Medway Council could be forced to increase its housing targets even further

According to KentOnLine (1), Kent Councils could be forced by the Government to accept thousands more new homes each year to make up affordable housing shortages.  This could mean Medway Council being pushed to find land for 1680 new builds a year in comparison to the Council’s current target of between 730 and 1410.

Steve Dyke, Medway Green Party coordinator, says:
“Our already stressed infrastructure in Medway will be stretched to breaking point by these proposed new targets for house building. The area already faces huge pressures from developers to build on its countryside and it now looks like our Council will have even less scope for rejecting any development, even if it is unsustainable or destructive to the local environment.

People need access to green space and clean air for their own mental and physical health and wellbeing.
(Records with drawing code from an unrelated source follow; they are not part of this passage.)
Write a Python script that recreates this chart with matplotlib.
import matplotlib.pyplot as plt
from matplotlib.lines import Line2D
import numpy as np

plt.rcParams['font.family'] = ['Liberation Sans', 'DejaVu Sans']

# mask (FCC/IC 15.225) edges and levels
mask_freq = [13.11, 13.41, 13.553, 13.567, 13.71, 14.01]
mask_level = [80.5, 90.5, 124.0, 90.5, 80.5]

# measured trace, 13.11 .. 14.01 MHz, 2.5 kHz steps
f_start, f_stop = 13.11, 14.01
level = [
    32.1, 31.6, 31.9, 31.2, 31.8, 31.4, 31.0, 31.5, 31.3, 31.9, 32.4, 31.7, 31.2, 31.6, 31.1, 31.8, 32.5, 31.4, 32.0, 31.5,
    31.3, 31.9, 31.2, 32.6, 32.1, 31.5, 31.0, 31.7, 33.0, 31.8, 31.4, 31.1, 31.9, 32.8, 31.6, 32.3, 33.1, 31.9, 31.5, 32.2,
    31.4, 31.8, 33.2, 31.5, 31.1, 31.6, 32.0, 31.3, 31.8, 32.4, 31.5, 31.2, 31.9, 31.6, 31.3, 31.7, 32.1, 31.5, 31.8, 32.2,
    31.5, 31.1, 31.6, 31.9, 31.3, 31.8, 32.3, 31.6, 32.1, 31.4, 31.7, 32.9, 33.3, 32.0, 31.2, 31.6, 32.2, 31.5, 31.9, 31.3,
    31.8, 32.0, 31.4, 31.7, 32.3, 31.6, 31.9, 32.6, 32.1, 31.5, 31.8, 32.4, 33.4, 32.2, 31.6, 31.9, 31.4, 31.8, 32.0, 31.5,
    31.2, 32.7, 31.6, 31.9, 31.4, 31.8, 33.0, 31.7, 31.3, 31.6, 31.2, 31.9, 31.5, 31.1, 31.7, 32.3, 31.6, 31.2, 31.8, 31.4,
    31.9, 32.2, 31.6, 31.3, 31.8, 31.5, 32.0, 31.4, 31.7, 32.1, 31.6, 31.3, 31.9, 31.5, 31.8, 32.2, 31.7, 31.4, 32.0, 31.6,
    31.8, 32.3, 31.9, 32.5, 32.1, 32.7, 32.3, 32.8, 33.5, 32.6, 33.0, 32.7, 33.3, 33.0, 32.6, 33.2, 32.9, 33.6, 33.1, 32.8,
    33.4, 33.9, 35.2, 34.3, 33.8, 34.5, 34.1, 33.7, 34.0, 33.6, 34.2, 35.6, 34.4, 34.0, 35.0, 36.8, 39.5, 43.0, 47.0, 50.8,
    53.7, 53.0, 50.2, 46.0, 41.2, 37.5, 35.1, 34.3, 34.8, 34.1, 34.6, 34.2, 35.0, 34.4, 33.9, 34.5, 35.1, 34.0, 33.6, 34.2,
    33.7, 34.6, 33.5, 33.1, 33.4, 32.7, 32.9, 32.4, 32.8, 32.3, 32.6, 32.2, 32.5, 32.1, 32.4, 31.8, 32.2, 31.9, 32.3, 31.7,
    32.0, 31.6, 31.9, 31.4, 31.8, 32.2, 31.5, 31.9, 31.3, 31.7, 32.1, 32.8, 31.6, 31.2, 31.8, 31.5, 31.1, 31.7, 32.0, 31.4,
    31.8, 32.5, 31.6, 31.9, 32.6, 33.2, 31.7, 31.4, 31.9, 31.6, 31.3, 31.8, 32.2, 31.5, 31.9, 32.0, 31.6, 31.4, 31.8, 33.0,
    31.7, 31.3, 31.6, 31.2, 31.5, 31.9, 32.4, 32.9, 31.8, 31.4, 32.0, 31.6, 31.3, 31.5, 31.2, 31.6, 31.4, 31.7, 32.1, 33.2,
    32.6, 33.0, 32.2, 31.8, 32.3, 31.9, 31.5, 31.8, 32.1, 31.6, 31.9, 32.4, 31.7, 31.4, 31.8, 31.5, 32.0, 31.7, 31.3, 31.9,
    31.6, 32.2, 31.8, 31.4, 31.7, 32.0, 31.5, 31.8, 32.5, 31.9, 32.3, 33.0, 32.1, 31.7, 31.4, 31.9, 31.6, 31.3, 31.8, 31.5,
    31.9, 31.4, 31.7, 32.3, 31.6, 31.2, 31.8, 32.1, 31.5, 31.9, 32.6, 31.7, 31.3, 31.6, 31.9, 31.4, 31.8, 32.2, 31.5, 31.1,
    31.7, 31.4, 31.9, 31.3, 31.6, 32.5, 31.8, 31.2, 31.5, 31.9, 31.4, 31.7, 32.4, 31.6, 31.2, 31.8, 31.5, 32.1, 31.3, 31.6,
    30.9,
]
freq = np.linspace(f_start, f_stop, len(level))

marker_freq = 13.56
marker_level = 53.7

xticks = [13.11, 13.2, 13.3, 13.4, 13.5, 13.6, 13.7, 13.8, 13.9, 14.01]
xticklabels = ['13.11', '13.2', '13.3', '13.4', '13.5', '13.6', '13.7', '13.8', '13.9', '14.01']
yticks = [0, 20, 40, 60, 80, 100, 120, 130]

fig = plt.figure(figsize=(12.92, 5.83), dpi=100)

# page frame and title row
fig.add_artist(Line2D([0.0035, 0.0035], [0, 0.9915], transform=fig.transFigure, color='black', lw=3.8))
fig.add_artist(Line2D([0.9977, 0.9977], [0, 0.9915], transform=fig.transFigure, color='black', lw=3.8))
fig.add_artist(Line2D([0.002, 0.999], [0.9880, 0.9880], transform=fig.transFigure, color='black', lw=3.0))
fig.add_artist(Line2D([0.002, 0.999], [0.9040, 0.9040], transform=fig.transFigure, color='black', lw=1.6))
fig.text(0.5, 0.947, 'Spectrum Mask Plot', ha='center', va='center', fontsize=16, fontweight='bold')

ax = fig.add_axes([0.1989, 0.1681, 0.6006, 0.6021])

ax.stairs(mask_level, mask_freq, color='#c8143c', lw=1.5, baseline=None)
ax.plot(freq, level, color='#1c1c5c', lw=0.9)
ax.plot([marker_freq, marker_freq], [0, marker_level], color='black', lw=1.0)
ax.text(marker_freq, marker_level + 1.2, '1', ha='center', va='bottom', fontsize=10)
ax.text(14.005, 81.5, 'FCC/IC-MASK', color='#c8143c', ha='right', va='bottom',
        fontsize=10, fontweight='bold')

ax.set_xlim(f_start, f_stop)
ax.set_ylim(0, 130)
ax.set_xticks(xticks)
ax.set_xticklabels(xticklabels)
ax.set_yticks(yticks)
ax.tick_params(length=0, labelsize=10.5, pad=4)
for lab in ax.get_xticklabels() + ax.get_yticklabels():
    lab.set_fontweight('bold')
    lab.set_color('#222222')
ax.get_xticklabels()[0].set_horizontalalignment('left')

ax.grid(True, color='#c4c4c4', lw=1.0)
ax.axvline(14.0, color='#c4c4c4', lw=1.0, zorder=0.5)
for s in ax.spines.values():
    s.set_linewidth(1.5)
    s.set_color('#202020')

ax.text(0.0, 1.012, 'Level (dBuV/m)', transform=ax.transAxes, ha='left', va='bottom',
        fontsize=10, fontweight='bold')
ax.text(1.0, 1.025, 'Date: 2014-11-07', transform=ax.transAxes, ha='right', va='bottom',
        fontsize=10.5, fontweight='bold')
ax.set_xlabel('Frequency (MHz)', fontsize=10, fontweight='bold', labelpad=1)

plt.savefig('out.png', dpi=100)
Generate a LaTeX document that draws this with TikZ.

Our local MPs and Medway Council should stand up for all their constituents against the Government’s plans.”

Mary Smith, Medway Green Party officer says:
“If it was likely to vastly improve the proportion of truly affordable homes, it might not be too bad but we should question the whole premise that the South-East needs this many new homes.

“If the Government was really serious about providing affordable housing they would enable Councils to build social housing instead of sacrificing our green spaces to an additional expansion of overpriced private housing we don’t need. Our housing market is broken and no longer fit for purpose”.

Medway Green Party spokesperson, Clive Gregory adds:
“The Government’s targets for housing seem to have more to do with the Tory national policy of using house building as a means of kick starting the economy – a tactic that works briefly and then needs repeating – again… and again.

“We need to recognise this Government tactic and call it out for what it is.  Sadly we have a government that thinks future prosperity for the country is based on arms sales and house building and this has to be rejected by all decent people regardless of their political bias”.